**Excerpted records**
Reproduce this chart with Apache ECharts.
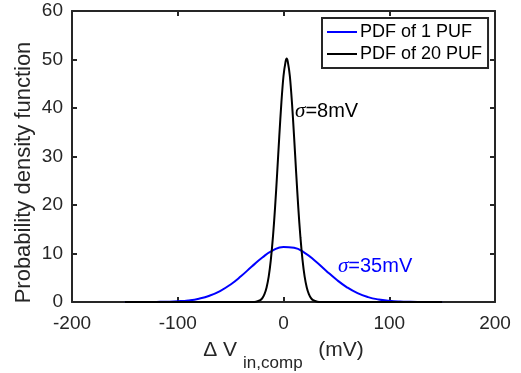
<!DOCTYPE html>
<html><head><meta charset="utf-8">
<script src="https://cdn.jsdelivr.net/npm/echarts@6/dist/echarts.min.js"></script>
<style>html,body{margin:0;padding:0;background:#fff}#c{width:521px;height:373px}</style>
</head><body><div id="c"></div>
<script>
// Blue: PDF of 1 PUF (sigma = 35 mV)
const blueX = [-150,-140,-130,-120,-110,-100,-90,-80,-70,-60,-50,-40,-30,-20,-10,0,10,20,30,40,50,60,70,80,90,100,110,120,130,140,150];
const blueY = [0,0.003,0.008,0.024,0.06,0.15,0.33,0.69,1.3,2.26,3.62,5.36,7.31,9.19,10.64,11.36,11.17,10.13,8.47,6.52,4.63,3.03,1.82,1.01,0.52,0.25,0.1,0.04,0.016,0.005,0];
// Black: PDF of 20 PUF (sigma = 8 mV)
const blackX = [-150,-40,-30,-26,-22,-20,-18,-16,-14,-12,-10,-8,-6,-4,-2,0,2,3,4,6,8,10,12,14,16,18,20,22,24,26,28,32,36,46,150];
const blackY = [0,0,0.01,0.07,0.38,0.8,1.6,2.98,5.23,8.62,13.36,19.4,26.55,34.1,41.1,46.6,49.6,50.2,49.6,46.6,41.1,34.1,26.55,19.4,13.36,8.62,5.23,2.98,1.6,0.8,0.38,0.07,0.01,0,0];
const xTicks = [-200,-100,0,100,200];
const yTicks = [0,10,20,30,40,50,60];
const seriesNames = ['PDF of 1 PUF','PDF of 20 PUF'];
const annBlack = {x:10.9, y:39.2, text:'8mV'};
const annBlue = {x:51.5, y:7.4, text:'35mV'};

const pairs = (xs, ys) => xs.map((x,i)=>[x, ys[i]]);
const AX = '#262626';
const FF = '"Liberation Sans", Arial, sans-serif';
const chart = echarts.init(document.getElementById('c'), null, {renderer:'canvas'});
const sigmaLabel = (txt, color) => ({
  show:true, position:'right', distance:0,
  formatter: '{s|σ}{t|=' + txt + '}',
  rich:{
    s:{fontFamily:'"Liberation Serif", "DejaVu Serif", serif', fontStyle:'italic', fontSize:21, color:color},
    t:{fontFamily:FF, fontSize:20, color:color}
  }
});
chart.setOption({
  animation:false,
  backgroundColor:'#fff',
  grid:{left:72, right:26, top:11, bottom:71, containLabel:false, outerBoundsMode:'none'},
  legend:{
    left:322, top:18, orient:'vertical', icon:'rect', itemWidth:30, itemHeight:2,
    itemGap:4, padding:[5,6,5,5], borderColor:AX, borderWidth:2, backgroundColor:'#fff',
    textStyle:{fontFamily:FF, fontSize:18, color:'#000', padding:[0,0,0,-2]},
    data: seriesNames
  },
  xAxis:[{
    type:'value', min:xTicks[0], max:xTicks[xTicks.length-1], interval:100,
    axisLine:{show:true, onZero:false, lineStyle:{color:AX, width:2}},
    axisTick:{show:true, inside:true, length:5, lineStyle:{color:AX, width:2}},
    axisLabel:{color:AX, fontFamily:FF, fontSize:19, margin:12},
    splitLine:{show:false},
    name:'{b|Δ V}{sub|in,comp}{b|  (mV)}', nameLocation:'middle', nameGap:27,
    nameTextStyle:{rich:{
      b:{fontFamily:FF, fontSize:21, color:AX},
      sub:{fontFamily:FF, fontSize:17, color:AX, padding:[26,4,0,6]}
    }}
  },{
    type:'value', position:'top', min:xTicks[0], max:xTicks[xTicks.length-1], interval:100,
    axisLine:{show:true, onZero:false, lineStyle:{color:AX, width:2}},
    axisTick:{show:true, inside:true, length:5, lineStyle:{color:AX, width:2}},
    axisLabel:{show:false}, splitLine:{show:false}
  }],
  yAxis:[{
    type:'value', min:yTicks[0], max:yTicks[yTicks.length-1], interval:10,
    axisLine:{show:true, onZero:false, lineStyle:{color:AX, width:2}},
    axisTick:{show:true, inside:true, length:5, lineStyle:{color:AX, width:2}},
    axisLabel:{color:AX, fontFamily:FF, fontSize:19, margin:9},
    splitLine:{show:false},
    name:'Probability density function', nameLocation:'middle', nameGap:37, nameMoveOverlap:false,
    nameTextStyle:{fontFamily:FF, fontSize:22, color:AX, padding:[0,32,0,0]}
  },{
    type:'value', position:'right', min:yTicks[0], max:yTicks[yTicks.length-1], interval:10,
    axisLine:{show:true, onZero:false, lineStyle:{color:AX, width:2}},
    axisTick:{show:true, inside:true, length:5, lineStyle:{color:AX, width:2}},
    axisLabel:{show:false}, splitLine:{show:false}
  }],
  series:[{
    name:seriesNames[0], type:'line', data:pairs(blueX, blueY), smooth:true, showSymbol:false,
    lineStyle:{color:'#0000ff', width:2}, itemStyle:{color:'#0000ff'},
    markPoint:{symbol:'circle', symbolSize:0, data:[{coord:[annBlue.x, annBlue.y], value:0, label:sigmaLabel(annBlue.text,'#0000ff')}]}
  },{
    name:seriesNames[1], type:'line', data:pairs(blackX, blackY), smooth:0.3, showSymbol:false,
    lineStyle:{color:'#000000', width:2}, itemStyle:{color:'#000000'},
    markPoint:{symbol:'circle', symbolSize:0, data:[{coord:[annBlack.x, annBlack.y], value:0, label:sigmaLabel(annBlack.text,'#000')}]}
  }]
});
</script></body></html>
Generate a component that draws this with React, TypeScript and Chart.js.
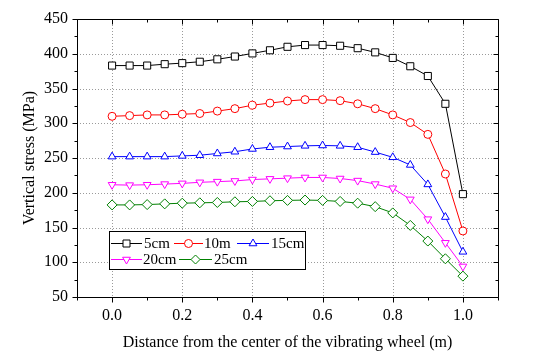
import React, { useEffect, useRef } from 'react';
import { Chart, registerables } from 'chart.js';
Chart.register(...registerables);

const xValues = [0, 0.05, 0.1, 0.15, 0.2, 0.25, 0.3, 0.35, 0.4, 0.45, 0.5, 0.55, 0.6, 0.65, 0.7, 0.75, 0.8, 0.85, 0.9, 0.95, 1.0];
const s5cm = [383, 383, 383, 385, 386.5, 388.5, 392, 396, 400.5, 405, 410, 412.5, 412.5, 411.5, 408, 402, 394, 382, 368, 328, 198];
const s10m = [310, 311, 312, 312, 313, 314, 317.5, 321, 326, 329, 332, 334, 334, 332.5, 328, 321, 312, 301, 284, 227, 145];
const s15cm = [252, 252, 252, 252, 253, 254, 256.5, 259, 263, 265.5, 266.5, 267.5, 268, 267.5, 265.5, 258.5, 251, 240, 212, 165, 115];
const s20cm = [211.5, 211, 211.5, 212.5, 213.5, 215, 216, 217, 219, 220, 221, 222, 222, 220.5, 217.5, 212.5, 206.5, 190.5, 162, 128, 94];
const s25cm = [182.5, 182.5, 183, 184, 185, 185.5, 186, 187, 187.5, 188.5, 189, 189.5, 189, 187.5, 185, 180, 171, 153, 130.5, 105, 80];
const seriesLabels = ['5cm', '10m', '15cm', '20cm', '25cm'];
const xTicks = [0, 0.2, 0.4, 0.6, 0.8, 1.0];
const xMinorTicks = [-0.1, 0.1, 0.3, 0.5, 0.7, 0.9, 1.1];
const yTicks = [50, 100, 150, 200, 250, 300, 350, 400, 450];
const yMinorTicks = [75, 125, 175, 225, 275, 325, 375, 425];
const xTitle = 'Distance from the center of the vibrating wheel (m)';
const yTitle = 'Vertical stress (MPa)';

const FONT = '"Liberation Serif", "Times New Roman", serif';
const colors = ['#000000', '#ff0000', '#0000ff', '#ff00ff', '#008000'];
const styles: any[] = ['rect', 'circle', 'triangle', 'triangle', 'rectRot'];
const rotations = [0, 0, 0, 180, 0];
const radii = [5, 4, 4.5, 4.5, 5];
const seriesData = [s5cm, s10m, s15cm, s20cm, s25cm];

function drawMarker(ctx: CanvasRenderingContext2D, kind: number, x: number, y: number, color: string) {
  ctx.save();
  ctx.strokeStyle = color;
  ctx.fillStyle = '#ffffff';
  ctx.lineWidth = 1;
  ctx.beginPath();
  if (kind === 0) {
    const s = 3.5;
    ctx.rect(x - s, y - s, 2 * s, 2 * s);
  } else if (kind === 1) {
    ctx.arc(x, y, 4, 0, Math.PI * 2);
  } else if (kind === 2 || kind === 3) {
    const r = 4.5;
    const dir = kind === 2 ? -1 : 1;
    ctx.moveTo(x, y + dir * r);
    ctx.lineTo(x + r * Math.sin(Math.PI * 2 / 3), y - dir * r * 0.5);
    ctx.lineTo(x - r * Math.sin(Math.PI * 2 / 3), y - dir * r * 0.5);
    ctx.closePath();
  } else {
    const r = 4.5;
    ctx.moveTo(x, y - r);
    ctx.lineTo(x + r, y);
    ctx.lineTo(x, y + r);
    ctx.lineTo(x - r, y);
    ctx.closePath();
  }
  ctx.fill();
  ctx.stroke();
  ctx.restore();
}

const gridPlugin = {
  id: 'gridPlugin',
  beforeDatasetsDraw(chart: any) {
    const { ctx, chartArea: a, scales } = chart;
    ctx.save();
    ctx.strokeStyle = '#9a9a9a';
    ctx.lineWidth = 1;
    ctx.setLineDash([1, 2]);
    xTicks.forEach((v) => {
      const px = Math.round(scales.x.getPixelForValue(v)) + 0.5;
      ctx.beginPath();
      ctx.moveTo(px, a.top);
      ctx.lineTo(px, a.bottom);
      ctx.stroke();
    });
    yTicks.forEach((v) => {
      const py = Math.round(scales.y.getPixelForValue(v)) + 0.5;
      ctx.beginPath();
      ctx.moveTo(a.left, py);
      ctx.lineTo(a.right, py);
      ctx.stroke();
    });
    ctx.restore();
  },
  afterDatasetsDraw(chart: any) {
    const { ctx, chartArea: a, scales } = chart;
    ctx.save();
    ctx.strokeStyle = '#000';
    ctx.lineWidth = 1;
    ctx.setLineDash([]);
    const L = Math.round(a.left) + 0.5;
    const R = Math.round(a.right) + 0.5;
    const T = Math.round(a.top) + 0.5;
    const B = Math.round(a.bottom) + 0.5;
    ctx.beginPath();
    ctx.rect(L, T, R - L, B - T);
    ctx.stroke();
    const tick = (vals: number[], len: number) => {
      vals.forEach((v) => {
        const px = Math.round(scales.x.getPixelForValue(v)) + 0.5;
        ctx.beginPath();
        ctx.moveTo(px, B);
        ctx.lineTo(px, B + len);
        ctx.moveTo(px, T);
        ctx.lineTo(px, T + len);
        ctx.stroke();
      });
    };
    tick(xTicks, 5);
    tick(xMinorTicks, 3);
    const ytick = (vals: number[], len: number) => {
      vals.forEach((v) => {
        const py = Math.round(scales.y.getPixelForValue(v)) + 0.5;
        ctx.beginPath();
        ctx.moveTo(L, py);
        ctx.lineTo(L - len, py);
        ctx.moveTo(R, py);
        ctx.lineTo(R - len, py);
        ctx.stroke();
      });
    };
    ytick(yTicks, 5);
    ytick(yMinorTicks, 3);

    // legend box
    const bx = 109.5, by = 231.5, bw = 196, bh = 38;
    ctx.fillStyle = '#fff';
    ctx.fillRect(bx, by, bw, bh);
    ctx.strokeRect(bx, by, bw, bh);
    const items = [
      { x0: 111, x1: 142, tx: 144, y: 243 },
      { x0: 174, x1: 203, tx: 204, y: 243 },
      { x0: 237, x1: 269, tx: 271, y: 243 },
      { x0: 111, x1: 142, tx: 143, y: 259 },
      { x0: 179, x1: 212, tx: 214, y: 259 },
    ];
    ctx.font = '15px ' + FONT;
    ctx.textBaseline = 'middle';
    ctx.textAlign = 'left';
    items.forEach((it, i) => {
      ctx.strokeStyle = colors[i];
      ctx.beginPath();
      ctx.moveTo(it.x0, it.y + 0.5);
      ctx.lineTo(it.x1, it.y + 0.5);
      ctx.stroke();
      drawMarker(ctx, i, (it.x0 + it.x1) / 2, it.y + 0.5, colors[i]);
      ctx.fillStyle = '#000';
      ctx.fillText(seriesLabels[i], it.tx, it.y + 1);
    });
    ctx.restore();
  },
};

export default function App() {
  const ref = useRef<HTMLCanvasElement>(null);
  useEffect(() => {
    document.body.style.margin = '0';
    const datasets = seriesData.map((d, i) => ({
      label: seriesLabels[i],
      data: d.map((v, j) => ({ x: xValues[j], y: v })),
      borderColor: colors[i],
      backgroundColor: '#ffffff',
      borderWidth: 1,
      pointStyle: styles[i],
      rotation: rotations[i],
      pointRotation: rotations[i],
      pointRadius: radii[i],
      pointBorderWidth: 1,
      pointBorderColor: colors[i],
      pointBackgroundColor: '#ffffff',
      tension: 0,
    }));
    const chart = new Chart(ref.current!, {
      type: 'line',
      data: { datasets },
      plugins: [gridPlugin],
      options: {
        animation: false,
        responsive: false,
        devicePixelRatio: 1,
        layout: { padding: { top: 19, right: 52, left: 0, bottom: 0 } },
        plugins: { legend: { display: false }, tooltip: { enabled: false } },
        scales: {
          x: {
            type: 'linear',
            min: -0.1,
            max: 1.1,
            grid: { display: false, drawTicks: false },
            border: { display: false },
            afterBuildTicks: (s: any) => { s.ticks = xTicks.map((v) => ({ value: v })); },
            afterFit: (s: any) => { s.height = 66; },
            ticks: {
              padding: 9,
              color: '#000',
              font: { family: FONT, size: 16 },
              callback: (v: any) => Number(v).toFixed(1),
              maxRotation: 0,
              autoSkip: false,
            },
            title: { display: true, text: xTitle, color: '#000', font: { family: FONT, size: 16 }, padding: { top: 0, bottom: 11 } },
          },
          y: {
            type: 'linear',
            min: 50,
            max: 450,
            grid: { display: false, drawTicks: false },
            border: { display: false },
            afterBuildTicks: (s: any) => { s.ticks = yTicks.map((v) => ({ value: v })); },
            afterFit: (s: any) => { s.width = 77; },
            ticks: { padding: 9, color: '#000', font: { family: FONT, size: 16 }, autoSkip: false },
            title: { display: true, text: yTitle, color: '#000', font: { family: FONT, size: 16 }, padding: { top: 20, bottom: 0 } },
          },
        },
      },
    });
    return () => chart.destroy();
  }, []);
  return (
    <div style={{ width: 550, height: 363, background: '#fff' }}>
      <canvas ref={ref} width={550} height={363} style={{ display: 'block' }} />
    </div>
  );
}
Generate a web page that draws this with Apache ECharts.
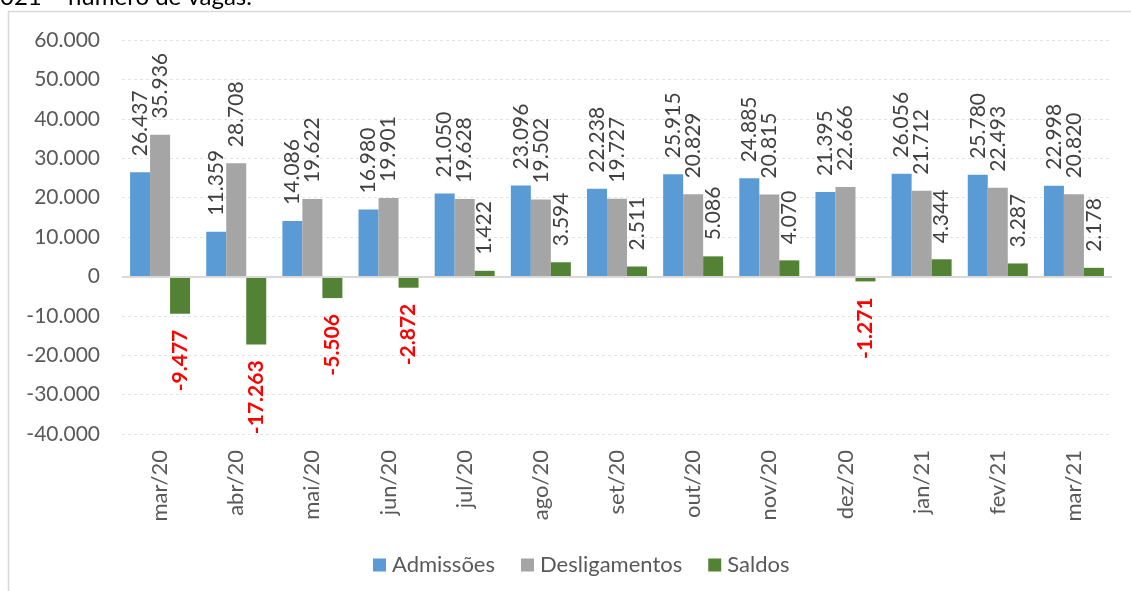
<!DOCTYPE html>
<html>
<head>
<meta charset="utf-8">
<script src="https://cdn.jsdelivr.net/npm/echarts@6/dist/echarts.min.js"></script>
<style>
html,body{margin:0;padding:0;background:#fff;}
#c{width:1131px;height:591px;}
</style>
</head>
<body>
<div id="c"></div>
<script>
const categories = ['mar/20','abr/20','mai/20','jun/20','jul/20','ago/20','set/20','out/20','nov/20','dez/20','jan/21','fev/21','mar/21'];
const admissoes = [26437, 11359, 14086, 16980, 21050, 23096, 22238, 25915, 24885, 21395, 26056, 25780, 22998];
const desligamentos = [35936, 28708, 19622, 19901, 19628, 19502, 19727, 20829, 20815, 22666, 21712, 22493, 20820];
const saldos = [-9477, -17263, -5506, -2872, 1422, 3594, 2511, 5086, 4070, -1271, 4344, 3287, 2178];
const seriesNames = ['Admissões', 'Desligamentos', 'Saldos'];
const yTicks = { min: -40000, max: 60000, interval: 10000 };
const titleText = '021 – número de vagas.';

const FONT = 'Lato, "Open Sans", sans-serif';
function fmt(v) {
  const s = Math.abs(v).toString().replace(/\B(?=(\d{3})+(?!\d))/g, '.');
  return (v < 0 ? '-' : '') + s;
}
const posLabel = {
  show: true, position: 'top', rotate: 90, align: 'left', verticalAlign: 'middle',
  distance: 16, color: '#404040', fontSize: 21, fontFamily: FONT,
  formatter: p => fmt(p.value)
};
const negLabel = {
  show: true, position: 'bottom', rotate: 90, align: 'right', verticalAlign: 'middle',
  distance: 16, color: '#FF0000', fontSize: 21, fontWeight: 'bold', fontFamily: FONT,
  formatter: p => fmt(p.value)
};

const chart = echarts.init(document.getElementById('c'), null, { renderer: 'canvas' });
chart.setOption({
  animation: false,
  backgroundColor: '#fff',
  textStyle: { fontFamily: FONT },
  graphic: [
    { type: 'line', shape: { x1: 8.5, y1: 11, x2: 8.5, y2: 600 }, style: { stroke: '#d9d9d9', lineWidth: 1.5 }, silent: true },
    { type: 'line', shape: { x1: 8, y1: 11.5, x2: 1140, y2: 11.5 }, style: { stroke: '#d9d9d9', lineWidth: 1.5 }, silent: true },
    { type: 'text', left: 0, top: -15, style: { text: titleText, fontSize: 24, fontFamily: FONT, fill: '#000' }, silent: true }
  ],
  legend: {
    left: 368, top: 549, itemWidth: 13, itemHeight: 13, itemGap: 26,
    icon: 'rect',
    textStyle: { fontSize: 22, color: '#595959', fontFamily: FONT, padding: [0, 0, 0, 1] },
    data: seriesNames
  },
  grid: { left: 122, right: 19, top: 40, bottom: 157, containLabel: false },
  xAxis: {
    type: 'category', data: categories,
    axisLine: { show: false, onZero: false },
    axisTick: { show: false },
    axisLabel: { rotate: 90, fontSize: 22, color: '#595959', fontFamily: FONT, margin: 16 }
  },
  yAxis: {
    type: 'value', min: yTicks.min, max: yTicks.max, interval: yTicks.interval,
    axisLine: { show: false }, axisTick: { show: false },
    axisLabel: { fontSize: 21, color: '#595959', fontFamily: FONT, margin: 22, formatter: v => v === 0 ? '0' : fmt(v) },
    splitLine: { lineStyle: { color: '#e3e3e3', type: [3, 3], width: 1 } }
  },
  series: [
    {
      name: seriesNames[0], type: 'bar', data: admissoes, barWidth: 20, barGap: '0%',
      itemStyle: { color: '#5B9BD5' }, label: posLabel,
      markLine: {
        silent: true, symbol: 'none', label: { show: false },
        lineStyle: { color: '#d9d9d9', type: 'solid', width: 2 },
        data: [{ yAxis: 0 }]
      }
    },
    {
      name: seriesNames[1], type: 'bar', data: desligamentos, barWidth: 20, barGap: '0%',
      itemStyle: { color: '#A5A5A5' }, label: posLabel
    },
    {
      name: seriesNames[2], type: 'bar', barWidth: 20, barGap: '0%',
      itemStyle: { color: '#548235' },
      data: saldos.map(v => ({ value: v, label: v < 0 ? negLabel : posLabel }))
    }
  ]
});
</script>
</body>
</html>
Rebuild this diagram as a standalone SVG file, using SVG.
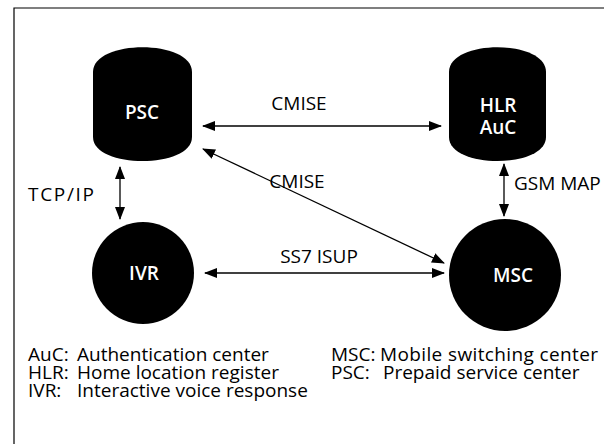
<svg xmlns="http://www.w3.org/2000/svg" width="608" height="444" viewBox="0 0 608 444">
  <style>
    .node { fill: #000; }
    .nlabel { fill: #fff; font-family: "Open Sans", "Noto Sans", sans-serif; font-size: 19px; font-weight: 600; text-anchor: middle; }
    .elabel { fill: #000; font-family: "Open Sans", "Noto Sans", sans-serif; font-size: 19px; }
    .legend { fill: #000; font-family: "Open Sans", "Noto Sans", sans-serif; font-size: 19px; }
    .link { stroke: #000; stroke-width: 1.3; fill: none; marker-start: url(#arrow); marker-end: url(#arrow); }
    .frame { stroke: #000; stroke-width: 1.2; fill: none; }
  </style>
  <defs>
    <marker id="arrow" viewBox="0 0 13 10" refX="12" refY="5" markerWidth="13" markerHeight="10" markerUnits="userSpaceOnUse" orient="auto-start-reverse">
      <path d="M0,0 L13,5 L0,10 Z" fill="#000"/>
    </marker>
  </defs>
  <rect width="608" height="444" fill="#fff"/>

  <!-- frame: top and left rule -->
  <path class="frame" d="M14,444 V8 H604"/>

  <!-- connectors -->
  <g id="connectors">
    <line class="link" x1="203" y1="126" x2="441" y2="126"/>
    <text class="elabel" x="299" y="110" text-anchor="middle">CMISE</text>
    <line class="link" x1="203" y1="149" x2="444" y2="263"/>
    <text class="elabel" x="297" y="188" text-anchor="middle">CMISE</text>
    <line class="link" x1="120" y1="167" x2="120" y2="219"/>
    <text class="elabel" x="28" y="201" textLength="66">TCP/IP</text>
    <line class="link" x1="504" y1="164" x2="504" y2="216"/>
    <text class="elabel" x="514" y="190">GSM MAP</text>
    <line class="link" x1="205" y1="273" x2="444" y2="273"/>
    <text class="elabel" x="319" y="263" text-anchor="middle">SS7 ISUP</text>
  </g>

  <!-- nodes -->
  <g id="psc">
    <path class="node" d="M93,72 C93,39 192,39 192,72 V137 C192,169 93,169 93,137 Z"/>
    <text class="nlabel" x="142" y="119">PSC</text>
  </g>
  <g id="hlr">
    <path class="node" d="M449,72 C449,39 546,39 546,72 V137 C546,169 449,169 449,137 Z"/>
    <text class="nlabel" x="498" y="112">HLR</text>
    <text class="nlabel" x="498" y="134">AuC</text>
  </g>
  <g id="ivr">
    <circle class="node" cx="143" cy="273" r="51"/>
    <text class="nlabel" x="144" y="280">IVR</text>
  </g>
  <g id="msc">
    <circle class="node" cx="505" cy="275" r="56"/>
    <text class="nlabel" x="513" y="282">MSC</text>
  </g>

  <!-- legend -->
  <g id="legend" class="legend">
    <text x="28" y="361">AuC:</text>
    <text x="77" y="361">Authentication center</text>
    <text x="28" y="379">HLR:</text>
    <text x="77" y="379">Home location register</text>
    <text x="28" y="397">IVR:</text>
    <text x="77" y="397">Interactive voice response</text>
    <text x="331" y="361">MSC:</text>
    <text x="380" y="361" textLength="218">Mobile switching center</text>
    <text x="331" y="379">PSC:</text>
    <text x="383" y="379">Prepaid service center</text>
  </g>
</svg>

**What the task requires**
Give back, unchanged, each line from the one containing "Generate a component" through the one containing "Chart.register(...registerables);". Pictures are to be left out.

**Solution**
Generate a component that draws this with React, TypeScript and Chart.js.
import React, { useEffect, useRef } from 'react';
import { Chart, registerables } from 'chart.js';
Chart.register(...registerables);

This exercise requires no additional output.